We assume that you've made a local copy of http://www.cs.jhu.edu/~jason/465/hw-parse/ (for example, by downloading and unpacking the zipfile there) and that you are currently in that directory.
First try out the recognizer that we provided.
./recognize.py papa.gr papa.sen
./recognize.py -v papa.gr papa.sen # verbose output
Copy the program recognize.py
to parse.py
.
Then edit parse.py
to transform our unweighted recognizer
into your probabilistic parser. You should be able to call
it as
./parse.py papa.gr papa.sen | ./prettyprint
Notice that the docstring for the Agenda
class includes some sample calls and
their intended output.

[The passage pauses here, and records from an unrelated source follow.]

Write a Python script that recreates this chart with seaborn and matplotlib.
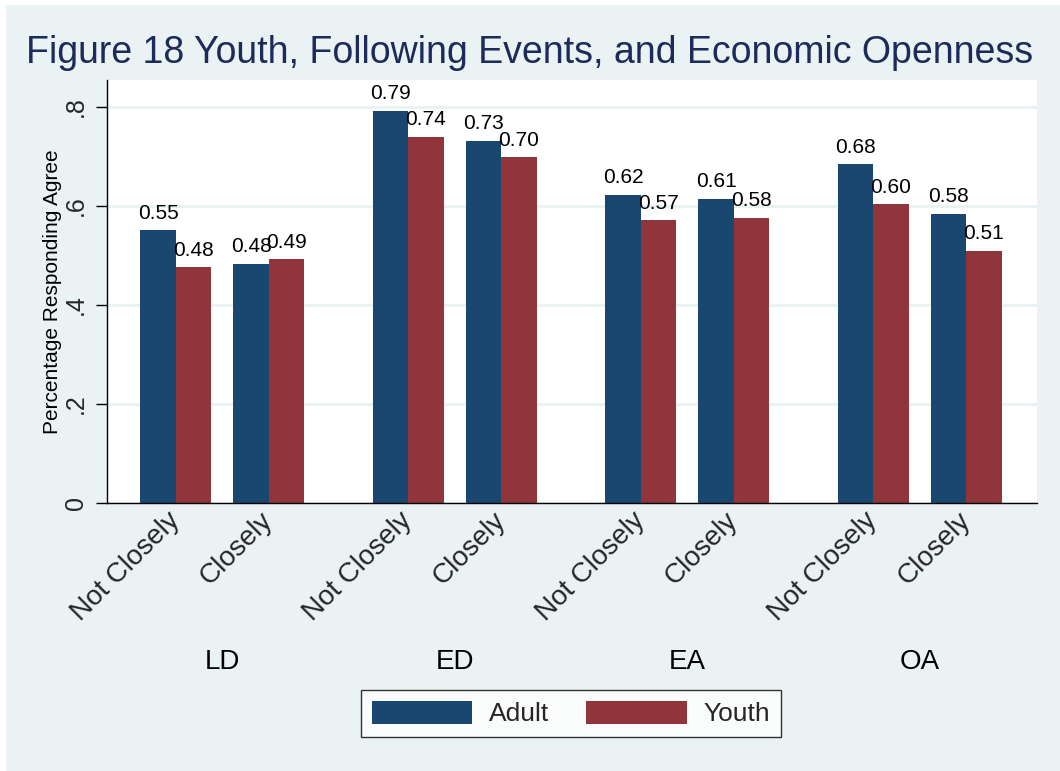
import numpy as np
import pandas as pd
import matplotlib
matplotlib.use("Agg")
import matplotlib.pyplot as plt
from matplotlib.patches import Patch, Rectangle
import matplotlib.transforms as mtransforms
import seaborn as sns

# ---- data ----
groups = ["LD", "ED", "EA", "OA"]
follow = ["Not Closely", "Closely"]
adult = [0.551, 0.483, 0.792, 0.732, 0.622, 0.614, 0.684, 0.584]
youth = [0.476, 0.492, 0.740, 0.698, 0.571, 0.576, 0.603, 0.509]
series = ["Adult", "Youth"]
title = "Figure 18 Youth, Following Events, and Economic Openness"
ylabel = "Percentage Responding Agree"
yticks = [0, 0.2, 0.4, 0.6, 0.8]
yticklabels = ["0", ".2", ".4", ".6", ".8"]

# positions: two bars per group, gap between groups
pos = []
for g in range(len(groups)):
    for j in range(len(follow)):
        pos.append(g * 2.5 + j)
ticklabels = follow * len(groups)

df = pd.DataFrame({
    "pos": pos * 2,
    "value": adult + youth,
    "series": ["Adult"] * len(adult) + ["Youth"] * len(youth),
})

NAVY = "#1A476F"
MAROON = "#90353B"
BG = "#EAF2F3"

sns.set_theme(style="white")
plt.rcParams["font.family"] = ["Liberation Sans", "DejaVu Sans"]

fig = plt.figure(figsize=(10.6, 7.71), dpi=100, facecolor="white")
fig.patches.append(Rectangle((6 / 1060, 0), 1, (771 - 5) / 771, transform=fig.transFigure,
                             facecolor=BG, edgecolor="none", zorder=-10))
ax = fig.add_axes([107 / 1060, (771 - 503) / 771, (1037 - 107) / 1060, (503 - 80) / 771])
ax.set_facecolor("white")

sns.barplot(data=df, x="pos", y="value", hue="series", hue_order=series,
            native_scale=True, width=0.76, palette=[NAVY, MAROON],
            saturation=1, linewidth=0, ax=ax, legend=False, errorbar=None)

for cont in ax.containers:
    ax.bar_label(cont, fmt="%.2f", padding=5.5, fontsize=15, color="black")

ax.set_xlim(-0.74, 9.26)
ax.set_ylim(0, 0.8545)
ax.set_yticks(yticks)
ax.set_yticklabels(yticklabels, rotation=90, va="center", fontsize=18)
ax.set_xticks(pos)
ax.set_xticklabels(ticklabels, rotation=45, ha="right", va="center",
                   rotation_mode="anchor", fontsize=20)
ax.tick_params(axis="x", length=0, pad=10)
ax.tick_params(axis="y", length=8, width=1, color="black", pad=6, left=True)
ax.yaxis.grid(True, color=BG, linewidth=2.2)
ax.set_axisbelow(True)
for s in ["top", "right"]:
    ax.spines[s].set_visible(False)
for s in ["left", "bottom"]:
    ax.spines[s].set_color("black")
    ax.spines[s].set_linewidth(1)

ax.set_xlabel("")
ax.set_ylabel(ylabel, fontsize=15, color="black")
ax.yaxis.set_label_coords(-0.0484, 0.5)

trans = mtransforms.blended_transform_factory(ax.transData, ax.transAxes)
for g, name in enumerate(groups):
    ax.text(g * 2.5 + 0.5, (503 - 662) / 423, name, transform=trans, ha="center",
            va="center", fontsize=20, color="black")

fig.text(0.5, (771 - 63) / 771, title, ha="center", va="baseline", fontsize=27,
         color="#1C2B5A")

handles = [Patch(facecolor=NAVY, edgecolor="none"), Patch(facecolor=MAROON, edgecolor="none")]
leg = fig.legend(handles, series, loc="center", bbox_to_anchor=(571 / 1060, (771 - 713.5) / 771),
                 ncol=2, fontsize=19, frameon=True, fancybox=False, handlelength=3.8,
                 handleheight=1.0, handletextpad=0.64, columnspacing=1.4, borderpad=0.4)
leg.get_frame().set_edgecolor("black")
leg.get_frame().set_linewidth(1)
leg.get_frame().set_facecolor("white")

fig.savefig("out.png", dpi=100, facecolor=fig.get_facecolor())
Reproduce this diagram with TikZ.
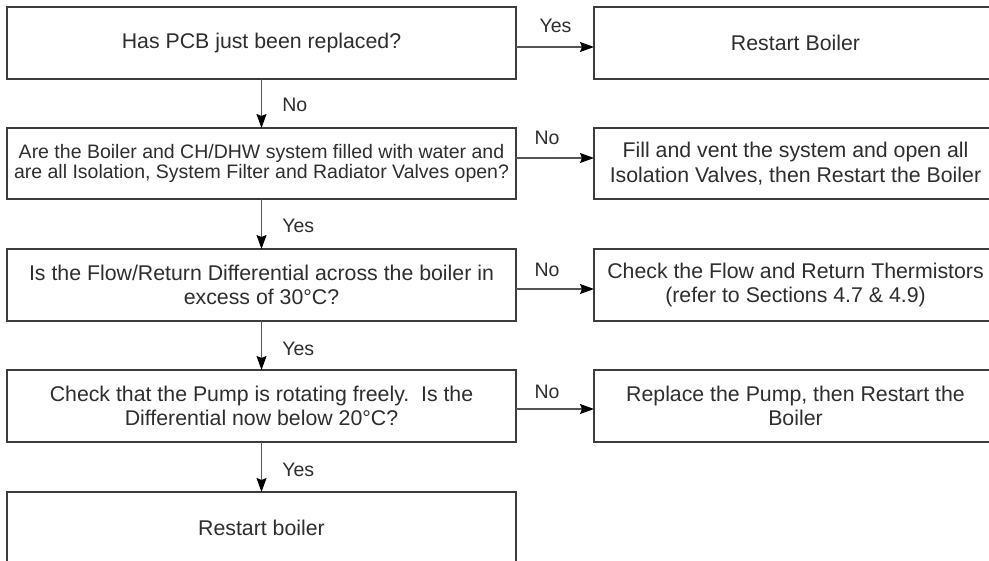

The bottom of the script uses
doctest
to check that those calls behave as
intended. You may want to use doctest
(or
unittest
) to document and test your own
classes and methods, too.
You are free to ignore part or all of recognize.py
and just write your own solution from scratch, if you prefer. If your solution is not in Python, you should still submit a parse.py
, which can just simply run your program, for example like this:
#!/usr/bin/env python3
import sys
import subprocess
subprocess.run(["java","-jar","myparser.jar"] # invoke my parser
+ sys.argv[1:]) # on the same args
Notice that even recognize
is very slow on a large grammar,
and of course parse
will be at least as slow:
./recognize.py --progress wallstreet.gr wallstreet.sen
./parse.py --progress wallstreet.gr wallstreet.sen
So copy parse.py
to parse2.py
and make that version faster.
(The --progress
option displays the fraction of columns
that have been processed so far. In addition, the -v
option reports
the number of PREDICT, SCAN, and ATTACH actions for each sentence.
You could enhance it to report more detailed statistics if you like.)